Performance Plummets by 92%: Intel’s China-Specific AI Chip Revealed

According to media reports, Intel has revealed in its Gaudi 3 AI chip whitepaper that it is preparing to launch a “special edition” Gaudi 3 for the Chinese market.

The China-specific Gaudi 3 includes two versions: the HL-328 OAM (Mezzanine Card) and the HL-388 PCIe Accelerator Card, with the HL-328 set to launch on June 24 and the HL-388 on September 24.

Compared to the original version, the China-specific Gaudi 3 features the same 96MB SRAM on-chip memory, 128GB HBM2e high-bandwidth memory with a bandwidth of 3.7TB/s, PCIe 5.0 x16 interface, and decoding standards.

However, due to U.S. export controls on AI chips, its composite performance (TPP) needs to be below 4800 to export to China.
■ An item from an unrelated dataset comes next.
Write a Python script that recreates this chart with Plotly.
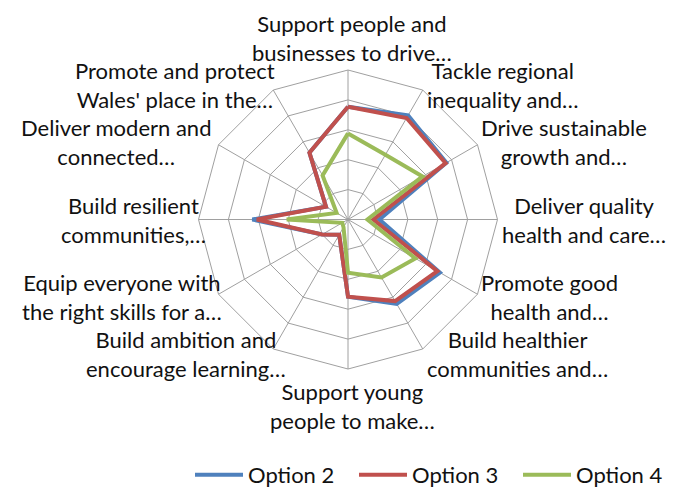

This means the 16-bit performance of the China-specific Gaudi 3 cannot exceed 150 TFLOPS.

The original Gaudi 3 achieves performance of up to 1835 TFLOPS on FP16/BF16, so the China-specific Gaudi 3 may need to reduce its AI performance by approximately 92% to meet U.S. export control requirements.

Nevertheless, the reduced performance also leads to a significant decrease in power consumption. According to the exposed information, the TDP (thermal design power) of the PCIe card and OAM card for the China-specific Gaudi 3 are both 450 watts, whereas the original version’s TDP is 600 watts and 900 watts, respectively.